▸ **RECORD LIST**

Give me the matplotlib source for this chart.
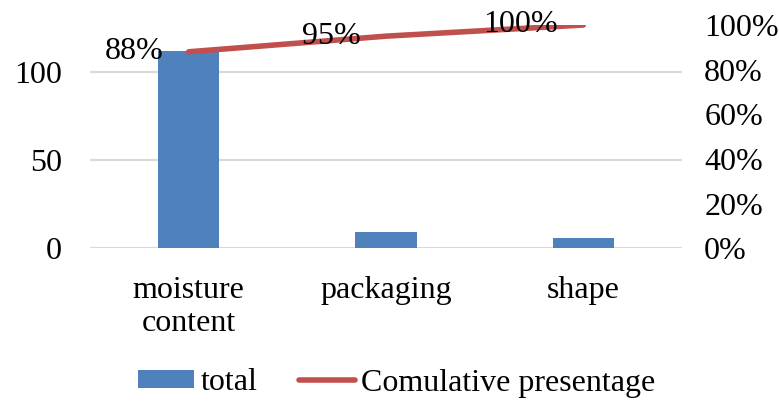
import matplotlib
matplotlib.use('Agg')
import matplotlib.pyplot as plt
from matplotlib.patches import Patch
from matplotlib.lines import Line2D

plt.rcParams['font.family'] = ['Liberation Serif', 'DejaVu Serif']

categories = ['moisture\ncontent', 'packaging', 'shape']
totals = [112, 9, 6]
cum_pct = [0.88, 0.95, 1.00]
pct_labels = ['88%', '95%', '100%']
left_ticks = [0, 50, 100]
right_ticks = [0, 0.2, 0.4, 0.6, 0.8, 1.0]

bar_color = '#4F81BD'
line_color = '#C0504D'
fs = 23

fig = plt.figure(figsize=(7.79, 4.01), dpi=100)
ax = fig.add_axes([90/779, (401-248.3)/401, 592/779, 223.3/401])
x = list(range(len(categories)))
ax.bar(x, totals, width=0.31, color=bar_color, zorder=2)
ax.set_xlim(-0.5, len(categories)-0.5)
ax.set_ylim(0, sum(totals))
ax.set_yticks(left_ticks)
ax.set_xticks(x)
ax.set_xticklabels(categories, fontsize=fs, linespacing=1.2)
ax.tick_params(axis='x', length=0, pad=20)
ax.tick_params(axis='y', length=0, pad=20, labelsize=fs)
ax.grid(axis='y', color='#D9D9D9', linewidth=1.5, zorder=0)
for s in ax.spines.values():
    s.set_visible(False)

ax2 = ax.twinx()
ax2.plot(x, cum_pct, color=line_color, linewidth=4, solid_capstyle='round', zorder=3)
ax2.set_ylim(0, 1.0)
ax2.set_yticks(right_ticks)
ax2.set_yticklabels(['%d%%' % round(t*100) for t in right_ticks])
ax2.tick_params(axis='y', length=0, pad=16, labelsize=fs)
for s in ax2.spines.values():
    s.set_visible(False)
for xi, yi, lab in zip(x, cum_pct, pct_labels):
    ax2.annotate(lab, (xi, yi), xytext=(-18, 0), textcoords='offset points',
                 ha='right', va='center', fontsize=fs)

handles = [Patch(facecolor=bar_color, label='total'),
           Line2D([0], [0], color=line_color, linewidth=4, solid_capstyle='round',
                  label='Comulative presentage')]
fig.legend(handles=handles, loc='center', bbox_to_anchor=(397/779, 1-383/401),
           ncol=2, frameon=False, fontsize=fs, handlelength=1.75, handleheight=0.5,
           handletextpad=0.2, columnspacing=1.3)

fig.savefig('out.png', dpi=100)
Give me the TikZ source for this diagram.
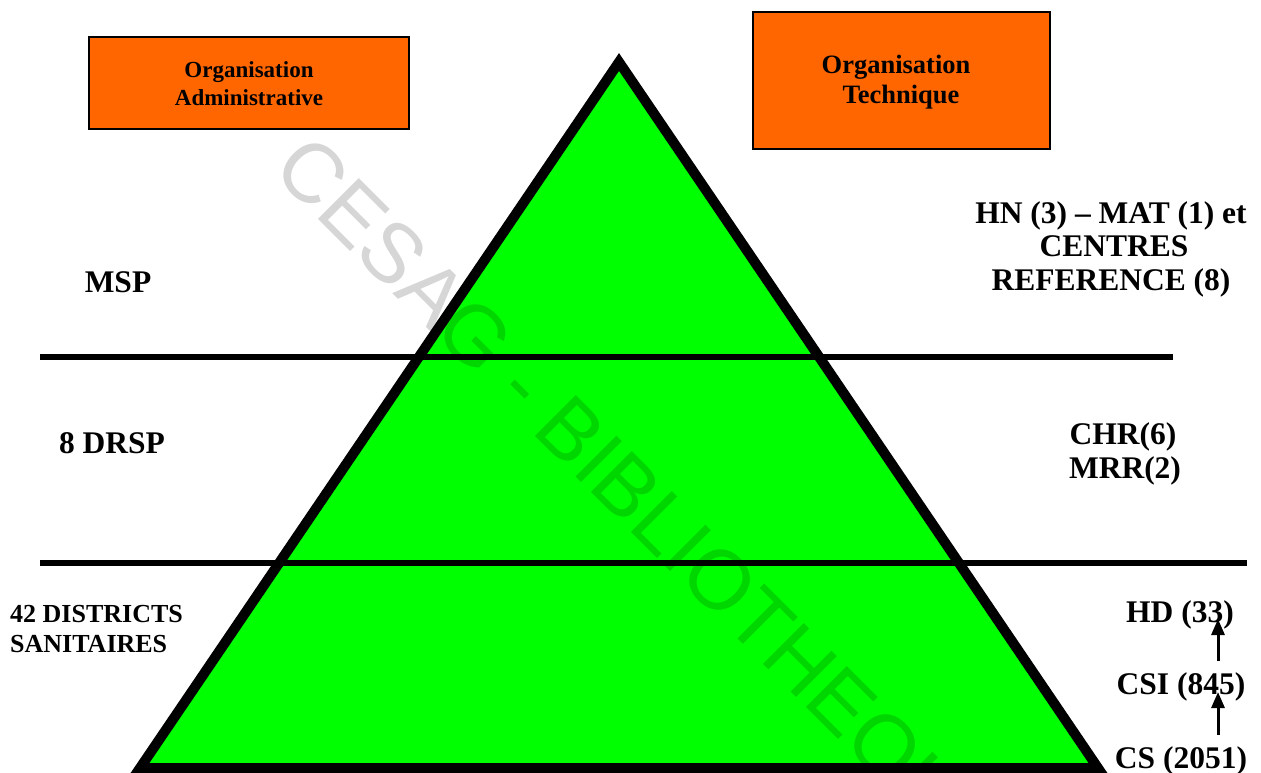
\documentclass[tikz,border=0pt]{standalone}
\usepackage{fontspec}
\setmainfont{Liberation Serif}
\newfontfamily\wmfont{Liberation Sans}
\usetikzlibrary{arrows.meta}
\definecolor{boxorange}{HTML}{FF6600}
\definecolor{pyrgreen}{HTML}{00FF00}
\tikzset{
  orgbox/.style={draw=black, line width=2pt, fill=boxorange, inner sep=0pt},
  admtext/.style={font=\fontsize{23}{28}\selectfont\bfseries, inner sep=0pt, anchor=base},
  techtext/.style={font=\fontsize{26.5}{30}\selectfont\bfseries, inner sep=0pt, anchor=base},
  lbl/.style={font=\fontsize{31.5}{34}\selectfont\bfseries, inner sep=0pt, anchor=base},
  smalllbl/.style={font=\fontsize{26}{30}\selectfont\bfseries, inner sep=0pt, anchor=base west},
  divider/.style={line width=6pt},
  uparrow/.style={line width=3pt, -{Triangle[length=16pt,width=13pt]}},
}
\begin{document}
\begin{tikzpicture}[x=1pt, y=-1pt]
\useasboundingbox (0,0) rectangle (1261,773);

% pyramid
\coordinate (apex) at (619,62);
\coordinate (bl) at (140,768);
\coordinate (br) at (1098,768);
\draw[line width=10pt, line join=miter, fill=pyrgreen] (apex) -- (bl) -- (br) -- cycle;

% level dividers
\coordinate (d1a) at (40,357);
\coordinate (d1b) at (1173,357);
\coordinate (d2a) at (40,563);
\coordinate (d2b) at (1247,563);
\draw[divider] (d1a) -- (d1b);
\draw[divider] (d2a) -- (d2b);

% headers
\node[orgbox, minimum width=320pt, minimum height=92pt] (admin) at (249,83) {};
\node[admtext] (admin1) at (249,78) {Organisation};
\node[admtext] (admin2) at (249,106) {Administrative};
\node[orgbox, minimum width=297pt, minimum height=137pt] (tech) at (901.5,80.5) {};
\node[techtext] (tech1) at (896,74) {Organisation};
\node[techtext] (tech2) at (901,104) {Technique};

% administrative levels
\node[lbl] (msp) at (118,292) {MSP};
\node[lbl] (drsp) at (112,453) {8 DRSP};
\node[smalllbl] (ds1) at (10,622) {42 DISTRICTS};
\node[smalllbl] (ds2) at (10,652) {SANITAIRES};

% technical levels
\node[lbl] (hn) at (1111,223) {HN (3) -- MAT (1) et};
\node[lbl] (centres) at (1114,256) {CENTRES};
\node[lbl] (ref) at (1111,290) {REFERENCE (8)};
\node[lbl] (chr) at (1123,444) {CHR(6)};
\node[lbl] (mrr) at (1125,478) {MRR(2)};
\node[lbl] (hd) at (1180,622) {HD (33)};
\node[lbl] (csi) at (1181,694) {CSI (845)};
\node[lbl] (cs) at (1181,768) {CS (2051)};

% referral arrows
\coordinate (a1s) at (1218,661);
\coordinate (a1e) at (1218,619);
\coordinate (a2s) at (1218,735);
\coordinate (a2e) at (1218,692);
\draw[uparrow] (a1s) -- (a1e);
\draw[uparrow] (a2s) -- (a2e);

% library stamp
\begin{scope}
\clip (0,0) rectangle (1261,773);
\node[font=\wmfont\fontsize{84}{84}\selectfont, text=black, text opacity=0.16,
      rotate=-45, anchor=base, inner sep=0pt] (stamp) at (620,521)
      {CESAG - BIBLIOTHEQUE};
\end{scope}
\end{tikzpicture}
\end{document}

▸ **AIM OF THE EXERCISE**
Every line should be retyped exactly, with the pictures omitted.

▸ **PROBLEM SOLUTION**
Give me the matplotlib source for this chart.
import matplotlib
matplotlib.use('Agg')
import matplotlib.pyplot as plt
from matplotlib.patches import Patch
from matplotlib.lines import Line2D

plt.rcParams['font.family'] = ['Liberation Serif', 'DejaVu Serif']

categories = ['moisture\ncontent', 'packaging', 'shape']
totals = [112, 9, 6]
cum_pct = [0.88, 0.95, 1.00]
pct_labels = ['88%', '95%', '100%']
left_ticks = [0, 50, 100]
right_ticks = [0, 0.2, 0.4, 0.6, 0.8, 1.0]

bar_color = '#4F81BD'
line_color = '#C0504D'
fs = 23

fig = plt.figure(figsize=(7.79, 4.01), dpi=100)
ax = fig.add_axes([90/779, (401-248.3)/401, 592/779, 223.3/401])
x = list(range(len(categories)))
ax.bar(x, totals, width=0.31, color=bar_color, zorder=2)
ax.set_xlim(-0.5, len(categories)-0.5)
ax.set_ylim(0, sum(totals))
ax.set_yticks(left_ticks)
ax.set_xticks(x)
ax.set_xticklabels(categories, fontsize=fs, linespacing=1.2)
ax.tick_params(axis='x', length=0, pad=20)
ax.tick_params(axis='y', length=0, pad=20, labelsize=fs)
ax.grid(axis='y', color='#D9D9D9', linewidth=1.5, zorder=0)
for s in ax.spines.values():
    s.set_visible(False)

ax2 = ax.twinx()
ax2.plot(x, cum_pct, color=line_color, linewidth=4, solid_capstyle='round', zorder=3)
ax2.set_ylim(0, 1.0)
ax2.set_yticks(right_ticks)
ax2.set_yticklabels(['%d%%' % round(t*100) for t in right_ticks])
ax2.tick_params(axis='y', length=0, pad=16, labelsize=fs)
for s in ax2.spines.values():
    s.set_visible(False)
for xi, yi, lab in zip(x, cum_pct, pct_labels):
    ax2.annotate(lab, (xi, yi), xytext=(-18, 0), textcoords='offset points',
                 ha='right', va='center', fontsize=fs)

handles = [Patch(facecolor=bar_color, label='total'),
           Line2D([0], [0], color=line_color, linewidth=4, solid_capstyle='round',
                  label='Comulative presentage')]
fig.legend(handles=handles, loc='center', bbox_to_anchor=(397/779, 1-383/401),
           ncol=2, frameon=False, fontsize=fs, handlelength=1.75, handleheight=0.5,
           handletextpad=0.2, columnspacing=1.3)

fig.savefig('out.png', dpi=100)
Give me the TikZ source for this diagram.
\documentclass[tikz,border=0pt]{standalone}
\usepackage{fontspec}
\setmainfont{Liberation Serif}
\newfontfamily\wmfont{Liberation Sans}
\usetikzlibrary{arrows.meta}
\definecolor{boxorange}{HTML}{FF6600}
\definecolor{pyrgreen}{HTML}{00FF00}
\tikzset{
  orgbox/.style={draw=black, line width=2pt, fill=boxorange, inner sep=0pt},
  admtext/.style={font=\fontsize{23}{28}\selectfont\bfseries, inner sep=0pt, anchor=base},
  techtext/.style={font=\fontsize{26.5}{30}\selectfont\bfseries, inner sep=0pt, anchor=base},
  lbl/.style={font=\fontsize{31.5}{34}\selectfont\bfseries, inner sep=0pt, anchor=base},
  smalllbl/.style={font=\fontsize{26}{30}\selectfont\bfseries, inner sep=0pt, anchor=base west},
  divider/.style={line width=6pt},
  uparrow/.style={line width=3pt, -{Triangle[length=16pt,width=13pt]}},
}
\begin{document}
\begin{tikzpicture}[x=1pt, y=-1pt]
\useasboundingbox (0,0) rectangle (1261,773);

% pyramid
\coordinate (apex) at (619,62);
\coordinate (bl) at (140,768);
\coordinate (br) at (1098,768);
\draw[line width=10pt, line join=miter, fill=pyrgreen] (apex) -- (bl) -- (br) -- cycle;

% level dividers
\coordinate (d1a) at (40,357);
\coordinate (d1b) at (1173,357);
\coordinate (d2a) at (40,563);
\coordinate (d2b) at (1247,563);
\draw[divider] (d1a) -- (d1b);
\draw[divider] (d2a) -- (d2b);

% headers
\node[orgbox, minimum width=320pt, minimum height=92pt] (admin) at (249,83) {};
\node[admtext] (admin1) at (249,78) {Organisation};
\node[admtext] (admin2) at (249,106) {Administrative};
\node[orgbox, minimum width=297pt, minimum height=137pt] (tech) at (901.5,80.5) {};
\node[techtext] (tech1) at (896,74) {Organisation};
\node[techtext] (tech2) at (901,104) {Technique};

% administrative levels
\node[lbl] (msp) at (118,292) {MSP};
\node[lbl] (drsp) at (112,453) {8 DRSP};
\node[smalllbl] (ds1) at (10,622) {42 DISTRICTS};
\node[smalllbl] (ds2) at (10,652) {SANITAIRES};

% technical levels
\node[lbl] (hn) at (1111,223) {HN (3) -- MAT (1) et};
\node[lbl] (centres) at (1114,256) {CENTRES};
\node[lbl] (ref) at (1111,290) {REFERENCE (8)};
\node[lbl] (chr) at (1123,444) {CHR(6)};
\node[lbl] (mrr) at (1125,478) {MRR(2)};
\node[lbl] (hd) at (1180,622) {HD (33)};
\node[lbl] (csi) at (1181,694) {CSI (845)};
\node[lbl] (cs) at (1181,768) {CS (2051)};

% referral arrows
\coordinate (a1s) at (1218,661);
\coordinate (a1e) at (1218,619);
\coordinate (a2s) at (1218,735);
\coordinate (a2e) at (1218,692);
\draw[uparrow] (a1s) -- (a1e);
\draw[uparrow] (a2s) -- (a2e);

% library stamp
\begin{scope}
\clip (0,0) rectangle (1261,773);
\node[font=\wmfont\fontsize{84}{84}\selectfont, text=black, text opacity=0.16,
      rotate=-45, anchor=base, inner sep=0pt] (stamp) at (620,521)
      {CESAG - BIBLIOTHEQUE};
\end{scope}
\end{tikzpicture}
\end{document}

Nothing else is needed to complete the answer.